#### [Work to be completed]
Exactly as written, write out the lines below from the first to the one containing "(semititle) [titletext] at", inclusive. Pictures do not belong in the copy.

#### [Stored data]
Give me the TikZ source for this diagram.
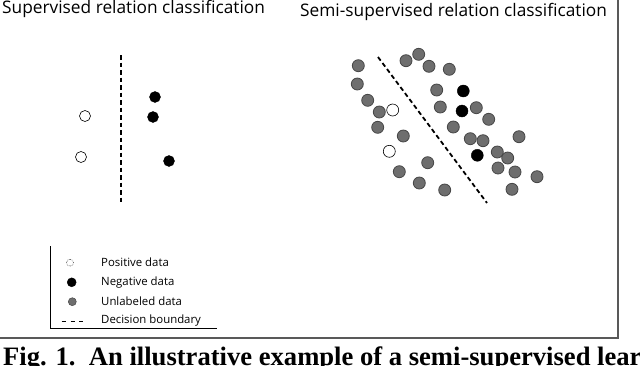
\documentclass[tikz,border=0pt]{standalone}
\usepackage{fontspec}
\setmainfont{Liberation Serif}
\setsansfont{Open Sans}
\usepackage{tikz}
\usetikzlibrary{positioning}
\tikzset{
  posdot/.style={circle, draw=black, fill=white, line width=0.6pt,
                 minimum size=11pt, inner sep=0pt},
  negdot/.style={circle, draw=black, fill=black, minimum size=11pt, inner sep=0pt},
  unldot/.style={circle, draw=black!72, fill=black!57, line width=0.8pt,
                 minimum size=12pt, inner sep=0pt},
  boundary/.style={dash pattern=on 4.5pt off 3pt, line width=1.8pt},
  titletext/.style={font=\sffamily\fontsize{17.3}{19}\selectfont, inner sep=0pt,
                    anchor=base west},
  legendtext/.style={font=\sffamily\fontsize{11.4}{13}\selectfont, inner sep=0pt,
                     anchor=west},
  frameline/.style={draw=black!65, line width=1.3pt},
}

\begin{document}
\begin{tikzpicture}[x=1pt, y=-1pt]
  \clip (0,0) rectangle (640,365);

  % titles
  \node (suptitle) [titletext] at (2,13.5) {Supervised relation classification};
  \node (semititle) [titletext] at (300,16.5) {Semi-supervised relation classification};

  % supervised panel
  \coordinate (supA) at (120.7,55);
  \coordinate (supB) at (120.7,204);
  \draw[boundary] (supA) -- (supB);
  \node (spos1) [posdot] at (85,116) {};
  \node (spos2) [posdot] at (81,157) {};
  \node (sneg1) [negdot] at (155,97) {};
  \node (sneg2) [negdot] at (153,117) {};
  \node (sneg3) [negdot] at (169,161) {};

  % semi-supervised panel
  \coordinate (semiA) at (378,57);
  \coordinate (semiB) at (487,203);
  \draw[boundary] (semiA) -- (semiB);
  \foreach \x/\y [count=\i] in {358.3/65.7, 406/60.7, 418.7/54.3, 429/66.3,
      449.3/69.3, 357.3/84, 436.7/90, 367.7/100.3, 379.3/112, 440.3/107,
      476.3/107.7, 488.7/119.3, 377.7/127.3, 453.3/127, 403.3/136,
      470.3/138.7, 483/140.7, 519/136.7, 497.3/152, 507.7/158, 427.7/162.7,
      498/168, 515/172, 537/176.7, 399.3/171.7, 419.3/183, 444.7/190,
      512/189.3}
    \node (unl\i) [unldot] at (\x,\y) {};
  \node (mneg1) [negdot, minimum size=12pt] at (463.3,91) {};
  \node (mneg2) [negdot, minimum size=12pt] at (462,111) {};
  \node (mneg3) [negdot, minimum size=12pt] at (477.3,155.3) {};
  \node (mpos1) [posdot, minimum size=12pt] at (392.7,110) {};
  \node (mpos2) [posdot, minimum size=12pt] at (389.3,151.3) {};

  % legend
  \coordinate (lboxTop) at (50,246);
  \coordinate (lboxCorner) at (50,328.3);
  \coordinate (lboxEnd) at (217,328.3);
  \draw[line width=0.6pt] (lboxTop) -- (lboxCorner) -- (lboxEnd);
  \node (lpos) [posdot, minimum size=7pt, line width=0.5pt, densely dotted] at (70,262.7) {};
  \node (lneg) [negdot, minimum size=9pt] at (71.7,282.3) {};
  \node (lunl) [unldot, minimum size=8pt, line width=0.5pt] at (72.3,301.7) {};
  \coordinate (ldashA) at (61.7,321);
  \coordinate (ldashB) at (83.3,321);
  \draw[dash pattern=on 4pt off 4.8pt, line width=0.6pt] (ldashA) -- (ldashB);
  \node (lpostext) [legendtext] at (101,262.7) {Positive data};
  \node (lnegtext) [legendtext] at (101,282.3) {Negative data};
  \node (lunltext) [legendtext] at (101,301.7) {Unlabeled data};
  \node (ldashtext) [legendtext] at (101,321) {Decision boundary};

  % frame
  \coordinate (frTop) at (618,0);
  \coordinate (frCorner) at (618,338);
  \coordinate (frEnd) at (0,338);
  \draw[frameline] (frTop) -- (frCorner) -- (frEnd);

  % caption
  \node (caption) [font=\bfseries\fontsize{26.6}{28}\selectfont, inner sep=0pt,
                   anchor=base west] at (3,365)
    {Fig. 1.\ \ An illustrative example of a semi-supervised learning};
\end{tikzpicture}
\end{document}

#### [Task answer]
Give me the TikZ source for this diagram.
\documentclass[tikz,border=0pt]{standalone}
\usepackage{fontspec}
\setmainfont{Liberation Serif}
\setsansfont{Open Sans}
\usepackage{tikz}
\usetikzlibrary{positioning}
\tikzset{
  posdot/.style={circle, draw=black, fill=white, line width=0.6pt,
                 minimum size=11pt, inner sep=0pt},
  negdot/.style={circle, draw=black, fill=black, minimum size=11pt, inner sep=0pt},
  unldot/.style={circle, draw=black!72, fill=black!57, line width=0.8pt,
                 minimum size=12pt, inner sep=0pt},
  boundary/.style={dash pattern=on 4.5pt off 3pt, line width=1.8pt},
  titletext/.style={font=\sffamily\fontsize{17.3}{19}\selectfont, inner sep=0pt,
                    anchor=base west},
  legendtext/.style={font=\sffamily\fontsize{11.4}{13}\selectfont, inner sep=0pt,
                     anchor=west},
  frameline/.style={draw=black!65, line width=1.3pt},
}

\begin{document}
\begin{tikzpicture}[x=1pt, y=-1pt]
  \clip (0,0) rectangle (640,365);

  % titles
  \node (suptitle) [titletext] at (2,13.5) {Supervised relation classification};
  \node (semititle) [titletext] at (300,16.5) {Semi-supervised relation classification};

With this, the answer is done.